7. The apparatus as claimed in claim 6, wherein said linear line-scanning means comprises:
a first scanning stage for moving linearly in a perpendicular direction to both the optical axis of said first focusing means and the slit-direction of said first-slit beam; and
a second scanning stage, on which said first focusing means is mounted, mounted on said first scanning stage, for moving linearly in a parallel direction to the optical axis of said first focusing means.
8. The apparatus as claimed in claim 6, wherein said optical path-connecting means comprises a retroreflector and a first plane mirror disposed in the way that optical path are always connected between said specimen and said apparatus during the scanning of said first slit-beam by said linear line-scanning means.
9. The apparatus as claimed in claim 6, wherein said real-time optical path-correcting means comprises a third scanning stage on which said retroreflector of said optical path-connecting means is mounted; and
said third scanning stage moves synchronously to the motions of said first scanning stage and said second scanning stage in a way that the change of the optical path length, which is caused by the scanning of said first slit-beam by said linear line-scanning means, is compensated.

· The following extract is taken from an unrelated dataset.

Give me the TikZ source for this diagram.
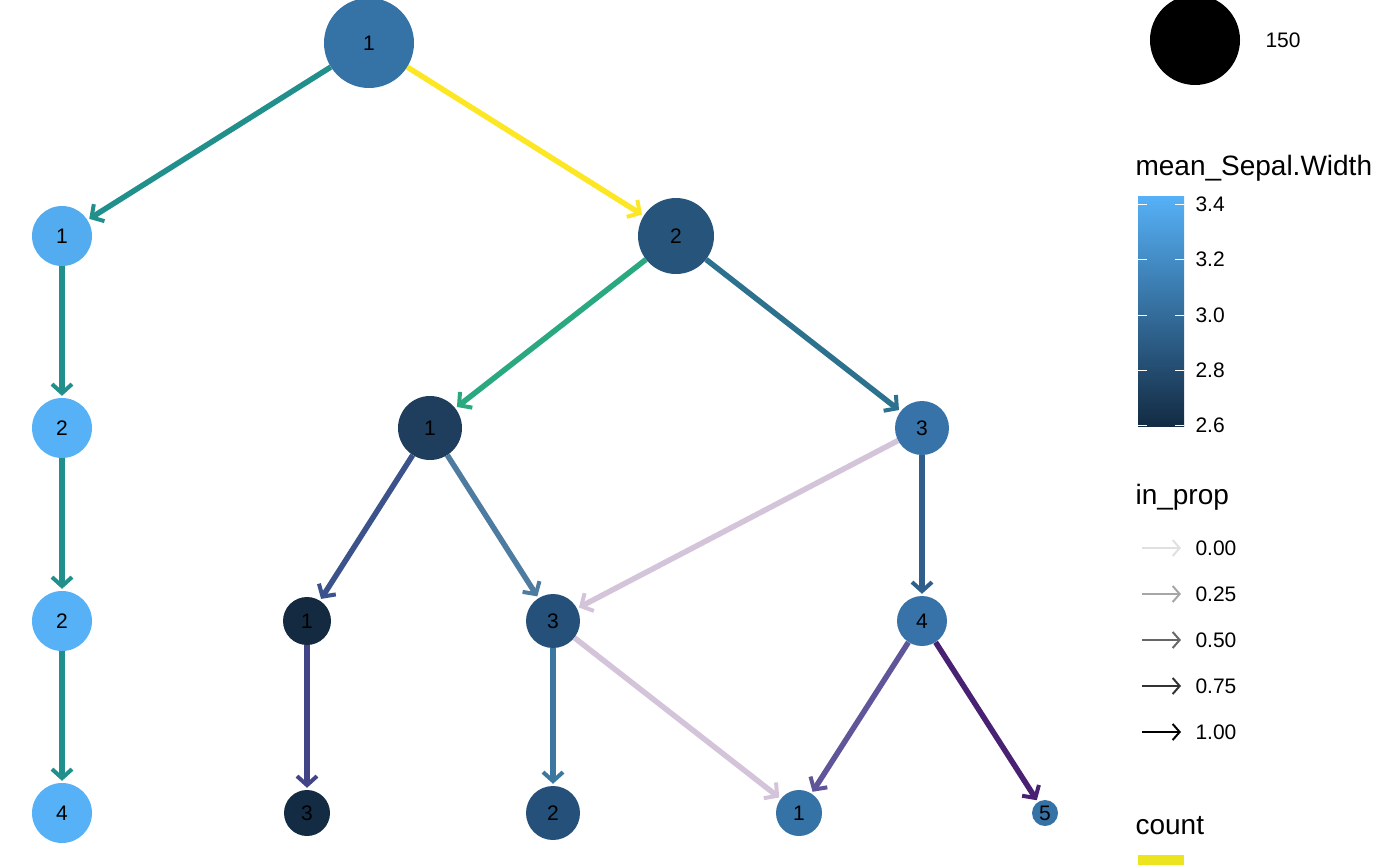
\documentclass[tikz,border=0pt]{standalone}
\usepackage{fontspec}
\setmainfont{Liberation Sans}
\usetikzlibrary{arrows.meta,backgrounds}
\definecolor{ca}{HTML}{3572A5}\definecolor{cl}{HTML}{56B1F7}
\definecolor{nb2}{RGB}{39,84,122}\definecolor{nc2}{RGB}{31,61,92}
\definecolor{nc3}{RGB}{55,115,168}\definecolor{nd2}{RGB}{20,42,64}
\definecolor{nd3}{RGB}{36,80,122}\definecolor{ne2}{RGB}{19,43,67}
\definecolor{eteal}{RGB}{33,144,140}\definecolor{eyel}{RGB}{253,231,37}
\definecolor{egrn}{RGB}{42,168,128}\definecolor{eb23}{RGB}{44,114,142}
\definecolor{ec21}{RGB}{59,82,139}\definecolor{ec23}{RGB}{78,124,160}
\definecolor{elav}{RGB}{212,196,218}\definecolor{ec34}{RGB}{47,95,138}
\definecolor{ed2}{RGB}{65,68,135}\definecolor{ed3}{RGB}{60,119,160}
\definecolor{ed41}{RGB}{95,86,154}\definecolor{ed45}{RGB}{72,33,115}
\definecolor{cyel}{RGB}{236,228,30}
\begin{document}
\begin{tikzpicture}[x=1pt,y=-1pt,
  nd/.style={circle,inner sep=0pt,font=\fontsize{21}{21}\selectfont},
  ed/.style={line width=5.5pt,-{Straight Barb[length=9pt,width=20pt,line width=4pt]},shorten >=2pt},
  lab/.style={anchor=west,font=\fontsize{21}{21}\selectfont},
  ttl/.style={anchor=west,font=\fontsize{28}{28}\selectfont}]
\useasboundingbox (0,0) rectangle (1400,865);
\node[nd,fill=ca,minimum size=90pt] (a) at (369,43) {1};
\node[nd,fill=cl!92!ca,minimum size=60pt] (b1) at (62,236) {1};
\node[nd,fill=nb2,minimum size=76pt] (b2) at (676,236) {2};
\node[nd,fill=cl,minimum size=60pt] (c1) at (62,428) {2};
\node[nd,fill=nc2,minimum size=64pt] (c2) at (430,428) {1};
\node[nd,fill=nc3,minimum size=54pt] (c3) at (922,428) {3};
\node[nd,fill=cl,minimum size=60pt] (d1) at (62,621) {2};
\node[nd,fill=nd2,minimum size=48pt] (d2) at (307,621) {1};
\node[nd,fill=nd3,minimum size=54pt] (d3) at (553,621) {3};
\node[nd,fill=nc3,minimum size=50pt] (d4) at (922,621) {4};
\node[nd,fill=cl,minimum size=60pt] (e1) at (62,813) {4};
\node[nd,fill=ne2,minimum size=46pt] (e2) at (307,813) {3};
\node[nd,fill=nd3,minimum size=54pt] (e3) at (553,813) {2};
\node[nd,fill=ca,minimum size=46pt] (e4) at (799,813) {1};
\node[nd,fill=ca,minimum size=26pt] (e5) at (1045,813) {5};
\begin{scope}[on background layer]
\draw[ed,color=eteal] (a) -- (b1);
\draw[ed,color=eyel] (a) -- (b2);
\draw[ed,color=eteal] (b1) -- (c1);
\draw[ed,color=egrn] (b2) -- (c2);
\draw[ed,color=eb23] (b2) -- (c3);
\draw[ed,color=eteal] (c1) -- (d1);
\draw[ed,color=ec21] (c2) -- (d2);
\draw[ed,color=ec23] (c2) -- (d3);
\draw[ed,color=elav] (c3) -- (d3);
\draw[ed,color=ec34] (c3) -- (d4);
\draw[ed,color=eteal] (d1) -- (e1);
\draw[ed,color=ed2] (d2) -- (e2);
\draw[ed,color=ed3] (d3) -- (e3);
\draw[ed,color=elav] (d3) -- (e4);
\draw[ed,color=ed41] (d4) -- (e4);
\draw[ed,color=ed45] (d4) -- (e5);
\end{scope}
% legend
\node[circle,fill=black,minimum size=90pt,inner sep=0pt] (lc) at (1195,40) {};
\node[lab] (l150) at (1262,40) {150};
\node[ttl] (t1) at (1132,168) {mean\_Sepal.Width};
\shade[top color=cl,bottom color=ne2] (1138,196) rectangle (1184,426);
\foreach \y/\t in {204/3.4,259/3.2,315/3.0,370/2.8,425/2.6}{
  \draw[white,line width=1pt] (1138,\y) -- (1147,\y) (1175,\y) -- (1184,\y);
  \node[lab] at (1192,\y) {\t};}
\node[ttl] (t2) at (1132,497) {in\_prop};
\foreach \y/\t/\g in {548/0.00/12,594/0.25/35,640/0.50/60,686/0.75/80,732/1.00/100}{
  \draw[black!\g,line width=2pt,-{Straight Barb[length=7pt,width=16pt]}] (1142,\y) -- (1181,\y);
  \node[lab] at (1192,\y) {\t};}
\node[ttl] (t3) at (1132,826) {count};
\fill[cyel] (1138,855) rectangle (1184,865);
\end{tikzpicture}
\end{document}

10. The apparatus as claimed in claim 1, wherein said optical image processing means further comprises:
an imaging optics for focusing said filtered second slit-beam into a one-dimensional optical image on a sensing area of a line detector;
a data acquisition means for extracting the information on said specimen over said first slit-beam in parallel from said one-dimensional optical image; and
an image constructing/analyzing means for constructing two-dimensional or three-dimensional range images of said specimen by using said information that is delivered from said data acquisition means.
11. The apparatus as claimed in claim 10, further comprising an auxiliary real-time imaging means disposed out of the optical path that is related for confocal imaging, for providing a magnified image of said specimen in real time without disturbing the confocal imaging.

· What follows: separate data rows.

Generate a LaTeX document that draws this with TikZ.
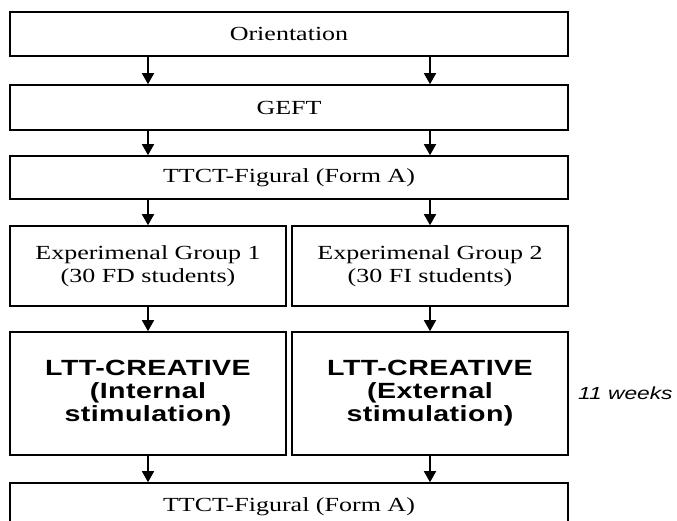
\documentclass[tikz,border=0pt]{standalone}
\usepackage{fontspec}
\setmainfont{Liberation Serif}[FakeStretch=1.3]
\newfontfamily\lttfont{Liberation Sans}[FakeStretch=1.3,LetterSpace=2]
\newfontfamily\wkfont{Liberation Sans}[FakeStretch=1.3]
\usetikzlibrary{arrows.meta}
\tikzset{
  box/.style={draw, line width=1.6pt, inner sep=0pt, align=center,
    font={\fontsize{20}{23}\selectfont}},
  bigbox/.style={box, font={\lttfont\bfseries\fontsize{22}{23}\selectfont}},
  arr/.style={line width=1.6pt, -{Triangle[width=12pt,length=11pt]}},
}
\begin{document}
\begin{tikzpicture}[x=1pt,y=-1pt]
\useasboundingbox (0,0) rectangle (677,521);
\clip (0,0) rectangle (677,521);
\node[box, minimum width=558pt, minimum height=44pt] (O) at (289,34) {Orientation};
\node[box, minimum width=558pt, minimum height=45pt] (G) at (289,107.5) {GEFT};
\node[box, minimum width=558pt, minimum height=43pt] (T1) at (289,177.5) {TTCT-Figural (Form A)};
\node[box, minimum width=276pt, minimum height=80pt] (E1) at (148,266) {Experimenal Group 1\\(30 FD students)};
\node[box, minimum width=276pt, minimum height=80pt] (E2) at (430,266) {Experimenal Group 2\\(30 FI students)};
\node[bigbox, minimum width=276pt, minimum height=123pt] (L1) at (148,393.5) {LTT-CREATIVE\\(Internal\\stimulation)};
\node[bigbox, minimum width=276pt, minimum height=123pt] (L2) at (430,393.5) {LTT-CREATIVE\\(External\\stimulation)};
\node[box, minimum width=558pt, minimum height=47pt] (T2) at (289,506.5) {TTCT-Figural (Form A)};
\node[anchor=west, inner sep=0pt, font={\wkfont\itshape\fontsize{17.5}{20}\selectfont}] (wk) at (578,393) {11 weeks};
\foreach \c in {E1,E2}{
  \draw[arr] (O.south -| \c) -- (G.north -| \c);
  \draw[arr] (G.south -| \c) -- (T1.north -| \c);
  \draw[arr] (T1.south -| \c) -- (\c.north);
}
\draw[arr] (E1) -- (L1);
\draw[arr] (E2) -- (L2);
\draw[arr] (L1.south) -- (T2.north -| L1);
\draw[arr] (L2.south) -- (T2.north -| L2);
\end{tikzpicture}
\end{document}
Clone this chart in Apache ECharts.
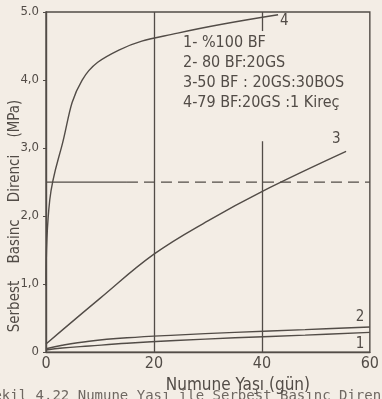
<!DOCTYPE html>
<html>
<head>
<meta charset="utf-8">
<script src="https://cdn.jsdelivr.net/npm/echarts@6/dist/echarts.min.js"></script>
<style>
html,body{margin:0;padding:0;background:#f3ede5;}
#main{width:382px;height:399px;}
</style>
</head>
<body>
<div id="main"></div>
<script>
// okunan degerler [gun, MPa]
var curve1 = [[0,0.03],[3,0.06],[8,0.09],[15,0.13],[24,0.17],[35,0.21],[48,0.25],[60,0.29]];
var curve2 = [[0,0.05],[3,0.1],[8,0.16],[15,0.21],[24,0.25],[35,0.29],[48,0.33],[60,0.37]];
var curve3 = [[0,0.12],[10,0.79],[20,1.44],[30,1.93],[40,2.36],[55.6,2.95]];
var curve4 = [[0,0.97],[0.7,2.24],[2.9,3.02],[6.7,4.0],[13.5,4.44],[24.4,4.69],[43,4.96]];
var refLevel = 2.5; // kesikli cizgi
var legendLines = ['1- %100 BF','2- 80 BF:20GS','3-50 BF : 20GS:30BOS','4-79 BF:20GS :1 Kireç'];
var yTickLabels = ['0','1,0','2,0','3,0','4,0','5.0'];
var xTickLabels = ['0','20','40','60'];

var ink = '#524c47';
var fontF = '"DejaVu Sans Condensed","DejaVu Sans",sans-serif';

var myChart = echarts.init(document.getElementById('main'));

function curve(data, label, off){
	return {
		type:'line', data:data, smooth:0.4, symbol:'none',
		lineStyle:{color:ink,width:1.4},
		endLabel:{show:true,formatter:label,color:ink,fontSize:15,fontFamily:fontF,offset:off,distance:0}
	};
}

var option = {
	backgroundColor:'#f3ede5',
	animation:false,
	grid:{left:46,right:6,top:12,bottom:46,show:true,borderColor:ink,borderWidth:1.4,backgroundColor:'transparent'},
	xAxis:{
		type:'value',min:0,max:60,interval:20,
		name:'Numune Yaşı (gün)',nameLocation:'middle',nameGap:24,
		nameTextStyle:{color:ink,fontSize:17,fontFamily:fontF,padding:[0,0,0,60]},
		axisLine:{lineStyle:{color:ink,width:1.4}},
		axisTick:{show:false},
		splitLine:{show:false},
		axisLabel:{color:ink,fontSize:16,fontFamily:fontF,margin:4,
			formatter:function(v){return xTickLabels[Math.round(v/20)];}}
	},
	yAxis:{
		type:'value',min:0,max:5,interval:1,
		axisLine:{show:true,lineStyle:{color:ink,width:1.4}},
		axisTick:{show:true,length:3,lineStyle:{color:ink}},
		splitLine:{show:false},
		axisLabel:{color:ink,fontSize:13,fontFamily:fontF,margin:7,
			formatter:function(v){return yTickLabels[Math.round(v)];}}
	},
	series:[
		curve(curve1,'1',[-14,12]),
		curve(curve2,'2',[-14,-10]),
		curve(curve3,'3',[-14,-12]),
		curve(curve4,'4',[2,6]),
		{
			type:'line',data:[[0,refLevel],[15,refLevel]],symbol:'none',
			lineStyle:{color:ink,width:1.3}
		},
		{
			type:'line',data:[[15,refLevel],[60,refLevel]],symbol:'none',
			lineStyle:{color:ink,width:1.3,type:[11,6]},
			markLine:{
				silent:true,symbol:'none',label:{show:false},
				lineStyle:{color:ink,width:1.3,type:'solid'},
				data:[
					[{coord:[20,0]},{coord:[20,5]}],
					[{coord:[40,0]},{coord:[40,3.1]}],
					[{coord:[40,4.72]},{coord:[40,5]}]
				]
			}
		}
	],
	graphic:[
		{
			type:'text',left:183,top:33,
			style:{text:legendLines.join('\n'),fill:ink,font:'16px '+fontF,lineHeight:20}
		},
		{
			//eksen basligi, dikey
			type:'text',x:15,y:216,rotation:Math.PI/2,
			style:{text:'Serbest    Basinc    Direnci    (MPa)',fill:ink,font:'15px '+fontF,align:'center',verticalAlign:'middle'}
		},
		{
			type:'text',left:-15,top:389,
			style:{text:'Şekil 4.22 Numune Yaşı ile Serbest Basınç Direnci',fill:'#6f6862',font:'14px "DejaVu Sans Mono",monospace'}
		}
	]
};
myChart.setOption(option);
</script>
</body>
</html>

12. The apparatus as claimed in claim 6, further comprising a stepped linear line-scanning means for repeating said linear line-scanning operation, while stepping said first slit-beam by the length of said first slit-beam in the slit-direction of said first slit-beam.
13. The apparatus as claimed in claim 12, wherein said stepped linear line-scanning means comprises:
a fourth scanning stage on which said line-scanning means is mounted, for moving in the slit-direction of said first slit-beam; and
an additional optical path-connecting means comprises a second plane mirror and a third plane mirror, for connecting the optical path between said specimen and said apparatus regardless of the stepping motion of said fourth scanning stage.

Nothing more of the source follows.